TASK INPUT:

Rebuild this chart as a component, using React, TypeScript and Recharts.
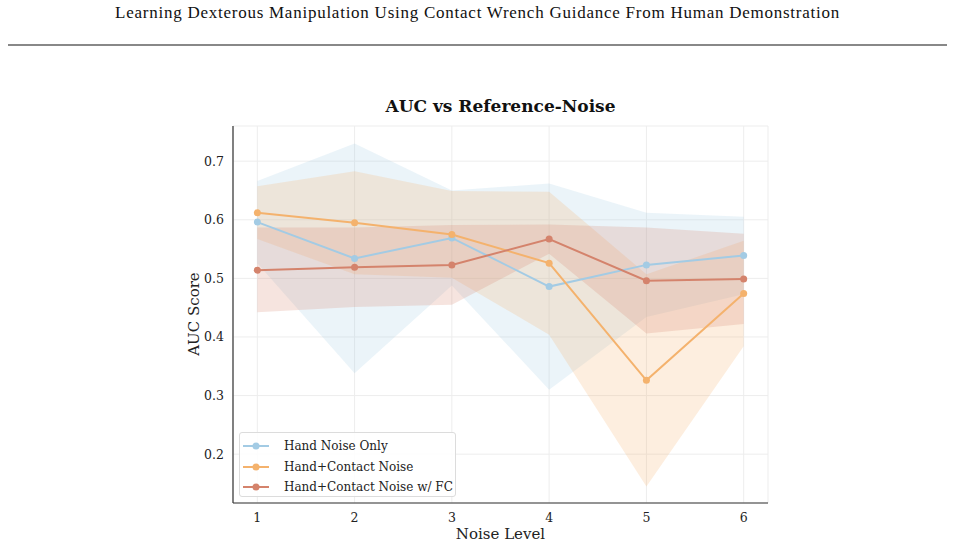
import { ComposedChart, Line, Area, XAxis, YAxis, CartesianGrid } from "recharts"

const noiseLevels = [1, 2, 3, 4, 5, 6]

const handOnly = [0.596, 0.534, 0.569, 0.486, 0.523, 0.539]
const handOnlyLow = [0.526, 0.338, 0.488, 0.31, 0.434, 0.473]
const handOnlyHigh = [0.666, 0.73, 0.65, 0.662, 0.612, 0.605]

const handContact = [0.612, 0.595, 0.575, 0.526, 0.326, 0.474]
const handContactLow = [0.567, 0.507, 0.501, 0.404, 0.145, 0.384]
const handContactHigh = [0.657, 0.683, 0.649, 0.648, 0.507, 0.564]

const handContactFC = [0.514, 0.519, 0.523, 0.567, 0.496, 0.499]
const handContactFCLow = [0.442, 0.451, 0.455, 0.542, 0.406, 0.422]
const handContactFCHigh = [0.587, 0.587, 0.591, 0.592, 0.587, 0.576]

const yTicks = [0.2, 0.3, 0.4, 0.5, 0.6, 0.7]

const BLUE = "#a3cbe4"
const ORANGE = "#f4b26d"
const RED = "#d4836c"

const series = [
  { key: "handOnly", name: "Hand Noise Only", color: BLUE },
  { key: "handContact", name: "Hand+Contact Noise", color: ORANGE },
  { key: "handContactFC", name: "Hand+Contact Noise w/ FC", color: RED },
]

const data = noiseLevels.map((x, i) => ({
  x,
  handOnly: handOnly[i],
  handOnlyBand: [handOnlyLow[i], handOnlyHigh[i]],
  handContact: handContact[i],
  handContactBand: [handContactLow[i], handContactHigh[i]],
  handContactFC: handContactFC[i],
  handContactFCBand: [handContactFCLow[i], handContactFCHigh[i]],
}))

const serif = "'DejaVu Serif', serif"

function LegendBox() {
  return (
    <div
      style={{
        position: "absolute",
        left: 239,
        top: 432,
        width: 217,
        height: 65,
        boxSizing: "border-box",
        border: "1px solid #dcdcdc",
        borderRadius: 3,
        background: "rgba(255,255,255,0.85)",
        padding: "3px 0 0 2px",
        fontFamily: serif,
        fontSize: 12,
        color: "#222",
      }}
    >
      {series.map((s) => (
        <div key={s.key} style={{ display: "flex", alignItems: "center", height: 20.5 }}>
          <svg width={28} height={10} style={{ marginRight: 14 }}>
            <line x1={1} y1={5} x2={27} y2={5} stroke={s.color} strokeWidth={2} />
            <circle cx={14} cy={5} r={3.5} fill={s.color} />
          </svg>
          <span>{s.name}</span>
        </div>
      ))}
    </div>
  )
}

export default function App() {
  return (
    <div style={{ position: "absolute", left: 0, top: 0, width: 955, height: 547, background: "#fff" }}>
      <div
        style={{
          position: "absolute",
          left: 0,
          width: 955,
          top: 3,
          textAlign: "center",
          fontFamily: "'Liberation Serif', serif",
          fontSize: 17,
          letterSpacing: 0.75,
          color: "#111",
        }}
      >
        Learning Dexterous Manipulation Using Contact Wrench Guidance From Human Demonstration
      </div>
      <div style={{ position: "absolute", left: 8, top: 44, width: 939, height: 2, background: "#888" }} />
      <div
        style={{
          position: "absolute",
          left: 233,
          width: 535,
          top: 96,
          textAlign: "center",
          fontFamily: serif,
          fontWeight: "bold",
          fontSize: 17,
          color: "#111",
        }}
      >
        AUC vs Reference-Noise
      </div>
      <div
        style={{
          position: "absolute",
          left: 233,
          width: 535,
          top: 525,
          textAlign: "center",
          fontFamily: serif,
          fontSize: 15,
          color: "#222",
        }}
      >
        Noise Level
      </div>
      <div
        style={{
          position: "absolute",
          left: 194 - 60,
          top: 314 - 10,
          width: 120,
          height: 20,
          lineHeight: "20px",
          textAlign: "center",
          transform: "rotate(-90deg)",
          fontFamily: serif,
          fontSize: 15,
          color: "#222",
        }}
      >
        AUC Score
      </div>
      <ComposedChart
        width={955}
        height={547}
        data={data}
        margin={{ top: 126, right: 187, left: 173, bottom: 14 }}
        style={{ position: "absolute", left: 0, top: 0 }}
      >
        <CartesianGrid stroke="#ededed" strokeWidth={1} />
        <XAxis
          dataKey="x"
          type="number"
          domain={[0.75, 6.25]}
          ticks={noiseLevels}
          height={30}
          tickLine={false}
          tickSize={0}
          tickMargin={10}
          axisLine={{ stroke: "#333", strokeWidth: 1.2 }}
          tick={{ fontFamily: serif, fontSize: 12.5, fill: "#222" }}
          allowDataOverflow
        />
        <YAxis
          type="number"
          domain={[0.1167, 0.76]}
          ticks={yTicks}
          width={60}
          tickLine={false}
          tickSize={0}
          tickMargin={9}
          axisLine={{ stroke: "#333", strokeWidth: 1.2 }}
          tick={{ fontFamily: serif, fontSize: 12.5, fill: "#222" }}
          tickFormatter={(v: number) => v.toFixed(1)}
          allowDataOverflow
        />
        {series.map((s) => (
          <Area
            key={s.key + "Band"}
            dataKey={s.key + "Band"}
            type="linear"
            stroke="none"
            fill={s.color}
            fillOpacity={0.22}
            legendType="none"
            dot={false}
            activeDot={false}
            isAnimationActive={false}
          />
        ))}
        {series.map((s) => (
          <Line
            key={s.key}
            dataKey={s.key}
            name={s.name}
            type="linear"
            stroke={s.color}
            strokeWidth={2}
            dot={{ r: 3.5, fill: s.color, stroke: "none" }}
            activeDot={false}
            isAnimationActive={false}
          />
        ))}
      </ComposedChart>
      <LegendBox />
    </div>
  )
}
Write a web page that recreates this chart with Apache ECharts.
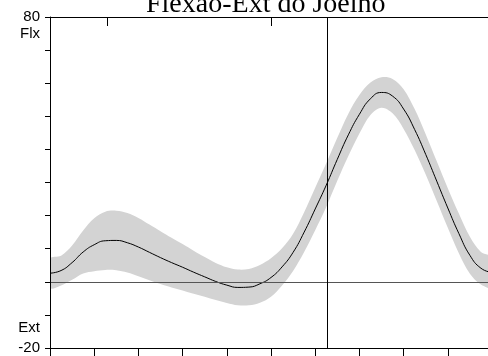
<!DOCTYPE html>
<html>
<head>
<meta charset="utf-8">
<script src="https://cdn.jsdelivr.net/npm/echarts@6.0.0/dist/echarts.min.js"></script>
<style>
    html, body { margin: 0; padding: 0; background: #fff; }
    #main { width: 488px; height: 356px; }
</style>
</head>
<body>
<div id="main"></div>
<script>
const chart = echarts.init(document.querySelector('#main'));

// % do ciclo da marcha
const ciclo = [0, 2.5, 5, 7.5, 10, 12.5, 15, 17.5, 20, 22.5, 25, 27.5, 30, 32.5, 35, 37.5, 40, 42.5, 45, 47.5,
    50, 52.5, 55, 57.5, 60, 62.5, 65, 67.5, 70, 72.5, 75, 77.5, 80, 82.5, 85, 87.5, 90, 92.5, 95, 97.5, 100];
// média (graus)
const media = [2.6, 3.4, 5.8, 9.0, 11.2, 12.4, 12.5, 11.8, 10.5, 8.9, 7.3, 5.8, 4.4, 2.9, 1.5, 0.1, -1.0, -1.7, -1.6, -0.6,
    1.3, 4.5, 8.9, 15.0, 22.0, 29.2, 37.0, 44.4, 50.6, 55.3, 57.2, 56.1, 52.2, 46.0, 38.5, 30.4, 22.3, 14.6, 8.0, 4.1, 2.8];
// desvio padrão
const desvio = [4.4, 4.5, 5.2, 6.5, 8.0, 8.8, 9.0, 9.0, 8.8, 8.4, 8.0, 7.5, 7.0, 6.5, 6.0, 5.6, 5.4, 5.4, 5.5, 5.7,
    5.8, 5.6, 5.6, 6.0, 6.4, 6.6, 6.5, 6.4, 5.8, 4.9, 4.6, 5.2, 6.0, 6.2, 6.1, 6.0, 6.0, 6.0, 5.6, 4.9, 4.5];

const yTicks = [-20, -10, 0, 10, 20, 30, 40, 50, 60, 70, 80];
const yLabelValues = [80, 75, -14, -20];
const yLabelTexts = ['80', 'Flx', 'Ext', '-20'];
const xTicks = [0, 10, 20, 30, 40, 50, 60, 70, 80, 90, 100];
const eventos = [13, 50];      // marcas no topo
const toeOff = 62.8;          // linha vertical

const linhaMedia = ciclo.map((x, i) => [x, media[i]]);

// faixa média ± desvio, desenhada como um polígono pelas escalas do gráfico
function desenhaFaixa(params, api) {
    if (params.dataIndex !== 0) return;
    const pts = [];
    for (let i = 0; i < ciclo.length; i++) {
        pts.push(api.coord([ciclo[i], media[i] + desvio[i]]));
    }
    for (let i = ciclo.length - 1; i >= 0; i--) {
        pts.push(api.coord([ciclo[i], media[i] - desvio[i]]));
    }
    return {
        type: 'polygon',
        shape: { points: pts, smooth: 0.35 },
        style: { fill: '#d3d3d3' }
    };
}

let option = {
    animation: false,
    title: {
        text: 'Flexão-Ext do Joelho',
        left: 146,
        top: -9,
        padding: 0,
        textStyle: {
            fontFamily: 'Liberation Serif',
            fontSize: 28,
            fontWeight: 'normal',
            color: '#000'
        }
    },
    grid: {
        left: 50,
        right: -4,
        top: 17,
        bottom: 8,
        outerBoundsMode: 'none'
    },
    xAxis: [
        {
            type: 'value',
            min: 0,
            max: 100,
            interval: 10,
            splitLine: { show: false },
            axisLine: { onZero: false, lineStyle: { color: '#000', width: 1 } },
            axisTick: { length: 10, customValues: xTicks, lineStyle: { color: '#000' } },
            axisLabel: { show: false }
        },
        {
            type: 'value',
            position: 'top',
            min: 0,
            max: 100,
            z: 5,
            splitLine: { show: false },
            axisLine: { onZero: false, lineStyle: { color: '#000', width: 1 } },
            axisTick: { show: true, inside: true, length: 9, customValues: eventos, lineStyle: { color: '#000', width: 1 } },
            axisLabel: { show: false }
        }
    ],
    yAxis: {
        type: 'value',
        min: -20,
        max: 80,
        interval: 10,
        z: 5,
        splitLine: { show: false },
        axisLine: { show: true, onZero: false, lineStyle: { color: '#000', width: 1 } },
        axisTick: { show: true, length: 5, customValues: yTicks, lineStyle: { color: '#000' } },
        axisLabel: {
            customValues: yLabelValues,
            margin: 10,
            fontFamily: 'Liberation Sans',
            fontSize: 15,
            color: '#000',
            formatter: (v) => yLabelTexts[yLabelValues.indexOf(v)]
        }
    },
    series: [
        {
            name: 'faixa',
            type: 'custom',
            renderItem: desenhaFaixa,
            data: [[0, 0]],
            clip: true,
            silent: true
        },
        {
            name: 'media',
            type: 'line',
            data: linhaMedia,
            smooth: true,
            symbol: 'none',
            lineStyle: { color: '#000', width: 1 },
            markLine: {
                silent: true,
                symbol: 'none',
                label: { show: false },
                data: [
                    { yAxis: 0, lineStyle: { color: '#555', width: 1, type: 'solid' } },
                    { xAxis: toeOff, lineStyle: { color: '#000', width: 1, type: 'solid' } }
                ]
            }
        }
    ]
};
chart.setOption(option);
</script>
</body>
</html>
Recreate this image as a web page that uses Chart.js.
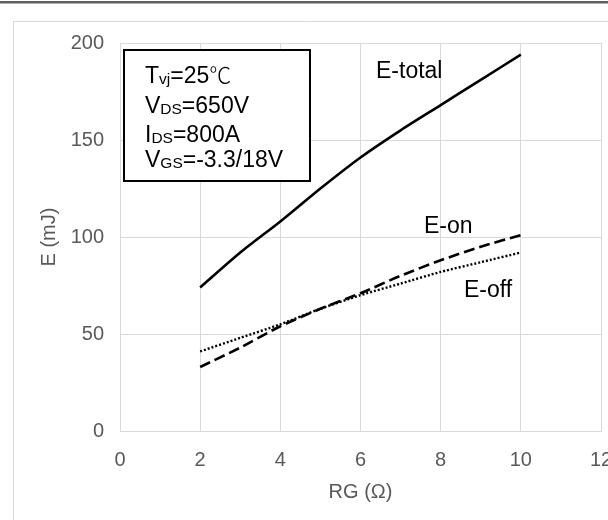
<!DOCTYPE html>
<html>
<head>
<meta charset="utf-8">
<script src="https://cdn.jsdelivr.net/npm/chart.js@4/dist/chart.umd.min.js"></script>
<style>
  html, body { margin: 0; padding: 0; background: #ffffff; }
  #wrap { width: 608px; height: 520px; position: relative; }
</style>
</head>
<body>
<div id="wrap"><canvas id="c" width="608" height="520"></canvas></div>
<script>
// Gate resistance (Ω) and switching energies (mJ)
const rg = [2, 3, 4, 5, 6, 7, 8, 9, 10];
const eTotal = [74, 92, 108, 125, 141, 155, 168, 181, 194];
const eOn = [33, 43, 54, 63, 71, 80, 88, 95, 101];
const eOff = [41, 48, 55, 63, 70, 76, 82, 87, 92];

const xTicks = [0, 2, 4, 6, 8, 10, 12];
const yTicks = [0, 50, 100, 150, 200];

const seriesNames = ['E-total', 'E-on', 'E-off'];
const conditions = [
  [['T', 'big'], ['vj', 'sub'], ['=25', 'big'], ['\u2103', 'sym']],
  [['V', 'big'], ['DS', 'sub'], ['=650V', 'big']],
  [['I', 'big'], ['DS', 'sub'], ['=800A', 'big']],
  [['V', 'big'], ['GS', 'sub'], ['=-3.3/18V', 'big']]
];

const FAMILY = '"Liberation Sans", Arial, sans-serif';
const GRID = '#d9d9d9';
const AXIS_TEXT = '#595959';

const pts = (ys) => rg.map((x, i) => ({ x: x, y: ys[i] }));

// Page frame: dark rule along the top and light border round the chart
const framePlugin = {
  id: 'frame',
  beforeDraw(chart) {
    const ctx = chart.ctx;
    ctx.save();
    ctx.fillStyle = '#ffffff';
    ctx.fillRect(0, 0, chart.width, chart.height);
    ctx.fillStyle = '#5e5e5e';
    ctx.fillRect(0, 1, chart.width, 2.5);
    ctx.strokeStyle = GRID;
    ctx.lineWidth = 1;
    ctx.beginPath();
    ctx.moveTo(13.5, chart.height + 2);
    ctx.lineTo(13.5, 21.5);
    ctx.lineTo(chart.width + 2, 21.5);
    ctx.stroke();
    ctx.restore();
  }
};

// Test-condition box and curve names
const notesPlugin = {
  id: 'notes',
  afterDraw(chart) {
    const ctx = chart.ctx;
    ctx.save();
    // condition box
    ctx.fillStyle = '#ffffff';
    ctx.fillRect(124, 50, 186, 131);
    ctx.strokeStyle = '#000000';
    ctx.lineWidth = 2;
    ctx.strokeRect(124, 50, 186, 131);

    const fonts = {
      big: '23px ' + FAMILY,
      sub: '15.5px ' + FAMILY,
      sym: '300 22px "Noto Sans CJK SC", "DejaVu Sans", sans-serif'
    };
    const baselines = [83, 113, 142, 167];
    ctx.fillStyle = '#000000';
    ctx.textBaseline = 'alphabetic';
    ctx.textAlign = 'left';
    conditions.forEach((parts, i) => {
      let x = 145;
      parts.forEach(([txt, kind]) => {
        ctx.font = fonts[kind];
        const y = baselines[i] + (kind === 'sub' ? 1 : 0);
        ctx.fillText(txt, x, y);
        x += ctx.measureText(txt).width;
      });
    });

    // curve names
    ctx.font = '23px ' + FAMILY;
    const spots = [[376, 78], [424, 233], [464, 297]];
    seriesNames.forEach((name, i) => {
      ctx.fillText(name, spots[i][0], spots[i][1]);
    });
    ctx.restore();
  }
};

new Chart(document.getElementById('c'), {
  type: 'line',
  data: {
    datasets: [
      {
        label: seriesNames[0],
        data: pts(eTotal),
        borderColor: '#000000',
        borderWidth: 2.6,
        pointRadius: 0,
        tension: 0.25,
        fill: false
      },
      {
        label: seriesNames[1],
        data: pts(eOn),
        borderColor: '#000000',
        borderWidth: 2.6,
        borderDash: [11, 5],
        pointRadius: 0,
        tension: 0.25,
        fill: false
      },
      {
        label: seriesNames[2],
        data: pts(eOff),
        borderColor: '#000000',
        borderWidth: 2.4,
        borderDash: [2, 2],
        borderCapStyle: 'butt',
        pointRadius: 0,
        tension: 0.25,
        fill: false
      }
    ]
  },
  options: {
    responsive: false,
    animation: false,
    devicePixelRatio: 1,
    layout: { padding: { left: 0, top: 43, right: 7, bottom: 0 } },
    plugins: { legend: { display: false }, tooltip: { enabled: false } },
    scales: {
      x: {
        type: 'linear',
        min: xTicks[0],
        max: xTicks[xTicks.length - 1],
        afterBuildTicks(scale) { scale.ticks = xTicks.map(v => ({ value: v })); },
        afterFit(scale) { scale.height = 89; scale.paddingLeft = 0; scale.paddingRight = 0; },
        grid: { color: GRID, lineWidth: 1, drawTicks: false },
        border: { color: GRID, width: 1 },
        ticks: { color: AXIS_TEXT, font: { family: FAMILY, size: 20 }, padding: 17, maxRotation: 0 },
        title: {
          display: true,
          text: 'RG (\u03A9)',
          color: AXIS_TEXT,
          font: { family: FAMILY, size: 20 },
          padding: { top: 0, bottom: 16 }
        }
      },
      y: {
        type: 'linear',
        min: yTicks[0],
        max: yTicks[yTicks.length - 1],
        afterBuildTicks(scale) { scale.ticks = yTicks.map(v => ({ value: v })); },
        afterFit(scale) { scale.width = 120; scale.paddingTop = 0; scale.paddingBottom = 0; },
        grid: { color: GRID, lineWidth: 1, drawTicks: false },
        border: { color: GRID, width: 1 },
        ticks: { color: AXIS_TEXT, font: { family: FAMILY, size: 20 }, padding: 16 },
        title: {
          display: true,
          text: 'E (mJ)',
          color: AXIS_TEXT,
          font: { family: FAMILY, size: 20 },
          padding: { top: 37, bottom: 0 }
        }
      }
    }
  },
  plugins: [framePlugin, notesPlugin]
});
</script>
</body>
</html>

WHAT YOU WILL DO: Give again exactly the lines running from the beginning of the material above through the line that contains "const noiseLevels = [1, 2, 3, 4, 5, 6]", and leave out every picture.

WORKED SOLUTION:
Rebuild this chart as a component, using React, TypeScript and Recharts.
import { ComposedChart, Line, Area, XAxis, YAxis, CartesianGrid } from "recharts"

const noiseLevels = [1, 2, 3, 4, 5, 6]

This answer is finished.